▸ **Recorded data**
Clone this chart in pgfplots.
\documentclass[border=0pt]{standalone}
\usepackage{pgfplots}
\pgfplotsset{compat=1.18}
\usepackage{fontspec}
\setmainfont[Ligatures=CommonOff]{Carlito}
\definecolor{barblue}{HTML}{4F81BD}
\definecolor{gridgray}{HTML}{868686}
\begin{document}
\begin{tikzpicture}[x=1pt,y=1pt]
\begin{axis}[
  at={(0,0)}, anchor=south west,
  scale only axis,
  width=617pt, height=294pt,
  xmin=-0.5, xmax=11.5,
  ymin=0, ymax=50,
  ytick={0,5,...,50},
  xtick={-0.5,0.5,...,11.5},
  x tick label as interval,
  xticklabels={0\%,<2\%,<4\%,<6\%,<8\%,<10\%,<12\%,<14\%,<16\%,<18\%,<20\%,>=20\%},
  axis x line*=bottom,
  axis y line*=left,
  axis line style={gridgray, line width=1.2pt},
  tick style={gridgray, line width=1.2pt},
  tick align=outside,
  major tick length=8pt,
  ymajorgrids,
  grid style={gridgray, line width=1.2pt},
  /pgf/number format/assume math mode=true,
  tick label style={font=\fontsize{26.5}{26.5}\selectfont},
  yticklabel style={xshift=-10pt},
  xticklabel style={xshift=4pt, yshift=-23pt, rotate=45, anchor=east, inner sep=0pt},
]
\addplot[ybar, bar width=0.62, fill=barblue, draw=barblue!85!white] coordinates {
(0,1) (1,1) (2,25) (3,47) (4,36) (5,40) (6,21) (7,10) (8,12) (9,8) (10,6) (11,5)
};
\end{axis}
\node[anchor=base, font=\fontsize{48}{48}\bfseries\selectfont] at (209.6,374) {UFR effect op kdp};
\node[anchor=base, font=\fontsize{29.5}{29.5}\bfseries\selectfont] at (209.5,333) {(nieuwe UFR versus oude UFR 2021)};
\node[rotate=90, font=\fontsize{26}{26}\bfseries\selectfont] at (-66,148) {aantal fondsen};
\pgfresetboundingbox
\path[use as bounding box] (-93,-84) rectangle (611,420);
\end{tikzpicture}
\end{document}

==

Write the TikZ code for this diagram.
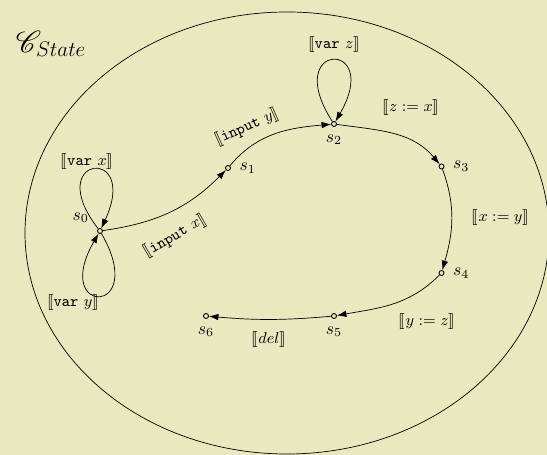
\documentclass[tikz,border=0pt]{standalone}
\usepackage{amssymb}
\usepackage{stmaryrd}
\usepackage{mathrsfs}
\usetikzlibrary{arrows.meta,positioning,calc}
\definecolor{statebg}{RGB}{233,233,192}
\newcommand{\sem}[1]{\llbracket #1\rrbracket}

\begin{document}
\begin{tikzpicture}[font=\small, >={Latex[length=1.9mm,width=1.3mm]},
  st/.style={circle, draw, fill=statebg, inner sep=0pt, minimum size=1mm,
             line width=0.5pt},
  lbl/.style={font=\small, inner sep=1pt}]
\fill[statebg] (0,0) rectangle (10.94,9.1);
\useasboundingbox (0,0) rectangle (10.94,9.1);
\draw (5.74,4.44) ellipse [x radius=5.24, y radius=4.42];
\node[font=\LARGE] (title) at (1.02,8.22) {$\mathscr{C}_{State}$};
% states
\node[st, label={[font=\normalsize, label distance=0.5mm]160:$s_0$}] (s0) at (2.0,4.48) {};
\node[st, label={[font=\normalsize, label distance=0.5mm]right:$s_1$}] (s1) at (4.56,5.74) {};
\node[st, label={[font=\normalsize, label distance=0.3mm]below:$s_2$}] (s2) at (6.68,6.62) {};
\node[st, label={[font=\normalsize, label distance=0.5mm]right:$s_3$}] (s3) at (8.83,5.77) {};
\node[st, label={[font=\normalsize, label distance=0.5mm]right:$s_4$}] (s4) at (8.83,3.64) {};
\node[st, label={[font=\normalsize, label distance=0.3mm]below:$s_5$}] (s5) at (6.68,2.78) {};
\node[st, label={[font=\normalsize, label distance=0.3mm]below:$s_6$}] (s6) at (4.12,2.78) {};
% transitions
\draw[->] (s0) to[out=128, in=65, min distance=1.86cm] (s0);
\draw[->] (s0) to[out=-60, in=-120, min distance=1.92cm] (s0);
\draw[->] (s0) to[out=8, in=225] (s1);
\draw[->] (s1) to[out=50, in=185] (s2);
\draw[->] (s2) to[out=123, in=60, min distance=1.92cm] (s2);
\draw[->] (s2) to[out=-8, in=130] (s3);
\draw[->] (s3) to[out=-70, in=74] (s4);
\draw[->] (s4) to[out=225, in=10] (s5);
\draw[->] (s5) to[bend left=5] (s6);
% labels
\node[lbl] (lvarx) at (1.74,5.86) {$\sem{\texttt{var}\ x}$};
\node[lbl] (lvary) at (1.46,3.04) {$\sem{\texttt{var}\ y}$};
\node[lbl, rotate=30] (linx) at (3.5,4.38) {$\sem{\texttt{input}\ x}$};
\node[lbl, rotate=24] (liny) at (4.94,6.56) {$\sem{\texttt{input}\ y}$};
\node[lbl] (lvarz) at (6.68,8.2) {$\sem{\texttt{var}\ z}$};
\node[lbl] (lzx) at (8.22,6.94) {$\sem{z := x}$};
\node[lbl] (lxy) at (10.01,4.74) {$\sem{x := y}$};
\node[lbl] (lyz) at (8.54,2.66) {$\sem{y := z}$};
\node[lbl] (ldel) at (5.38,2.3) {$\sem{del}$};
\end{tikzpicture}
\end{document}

▸ **Requirements**
The lines above form a set of records; determine how many of them contain the string "this" and give that number alone.

▸ **Solution to the exercise**
2